Ms. Ortega lamented the lack of trust investors show towards local governments, saying that CITYNET works on building their capacity and improving good governance. She stressed the importance of city-to-city cooperation, saying these efforts need to be scaled-up.
The Making Cities Resilient campaign, which began two years ago, is focusing attention on actions that local governments -- rich or poor -- can take to strengthen resilience in a collaborative fashion, said Ms. Wahlström.
"The Ten Essential actions that underpin the campaign do not pretend to do everything, but outline actions that, if taken, can help cities make huge progress in a time frame that makes sense to both the population and city leaders," she explained.
Graciela Ortuzar, the mayor of Lampa, Chile, joined the UNISDR campaign to help her improve the city's resilience after the Chile earthquake in 2010, and since then has been championing its collaborative approach to other cities.
Mayor Ortuzar said: "I think this is a topic that we should try to promote in every space we have available. Besides trying to make people aware of disaster risk reduction, I think that what's most important is to sensitize the public on its importance through different types of dialogues, both political and social.
"Last year, we held a workshop with many cities in Chile to promote and present the idea of disaster risk reduction to community leaders. We spent the next few months convincing networks across different fields of its importance -- farmers, entrepreneurs and schools. Generating the required social capital is crucial in this campaign."
Ms. Ortuzar said well-designed legislation could provide the right framework in which mayors can operate, which Saber Hossain Chowdhury, Bangladeshi Member of Parliament, said was the case in his country.
"Population density is a major problem in Bangladesh," said Mr. Chowdhury, who explained that Bangladesh's capital city, Dhaka, is set to be the third largest city in the world by 2020 with as many as 30,000 people per square kilometers in the next few years.
"The more assets you have, the more important your city becomes and the higher your exposure. In Bangladesh, we are creating space for political ownership over the issue of risk, where political coalitions are very important. The best policies in the world won't amount to anything unless there is joint action on the ground." He added that cities contribute 60% of GDP in Bangladesh.

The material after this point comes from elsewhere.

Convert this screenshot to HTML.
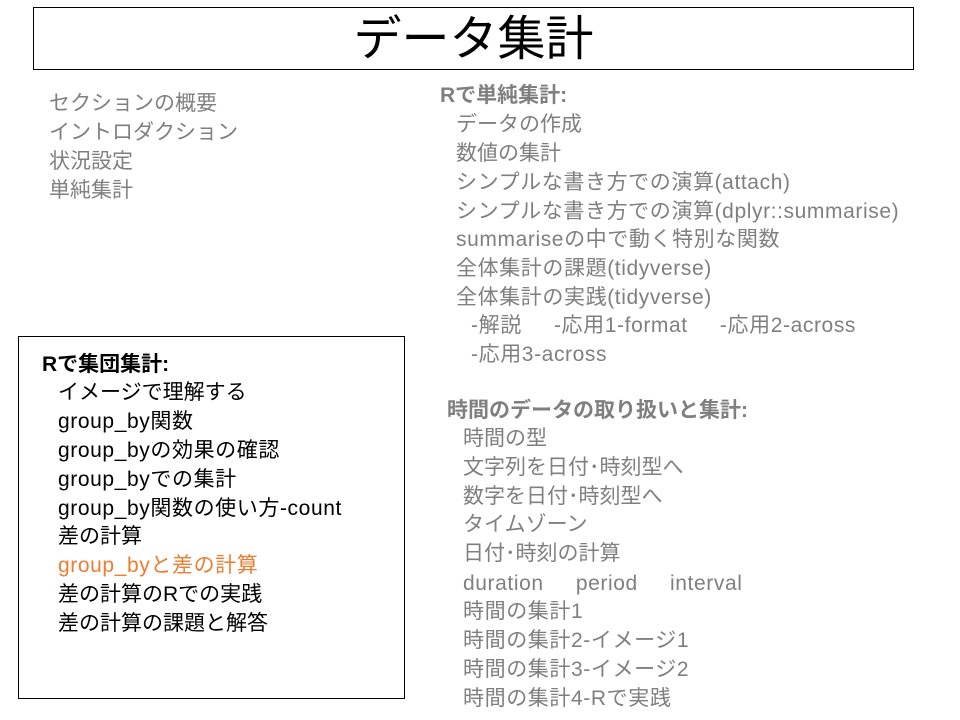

Also emphasizing the importance of partnerships, Guiteau Jean-Pierre, Director General, Haitian Red Cross, spoke on Red Cross interventions in informal settlements in Haiti to support government policies and provide communities with clean water, health care and shelters. Jean-Pierre underlined the importance of an integrated approach when working closely with local governments.
He said: "We've built tens of thousands of shelters, and in the process, we've learned how to work closer with the political establishment. Mayors gave us land on which to build. Partnership is key."
Peter Gruetter, Cisco Systems, presented examples of promising resilience partnerships, including: public-private partnerships to provide emergency services in Japan; the U-City concept in Korea, based on the use of technology to address urbanization challenges; Urban EcoMap in San Francisco and Amsterdam, enabling citizens and business to compare their climate relevant behaviors; and the Planetary Skin Institute in Brazil, which addresses issues of resource scarcity.
He also discussed proactive interdependence as a recipe for disaster risk reduction and resilience building. He concluded that private sector initiatives to support DRR are not a matter of reputation management, but a business, and stressed that resilience is mission critical.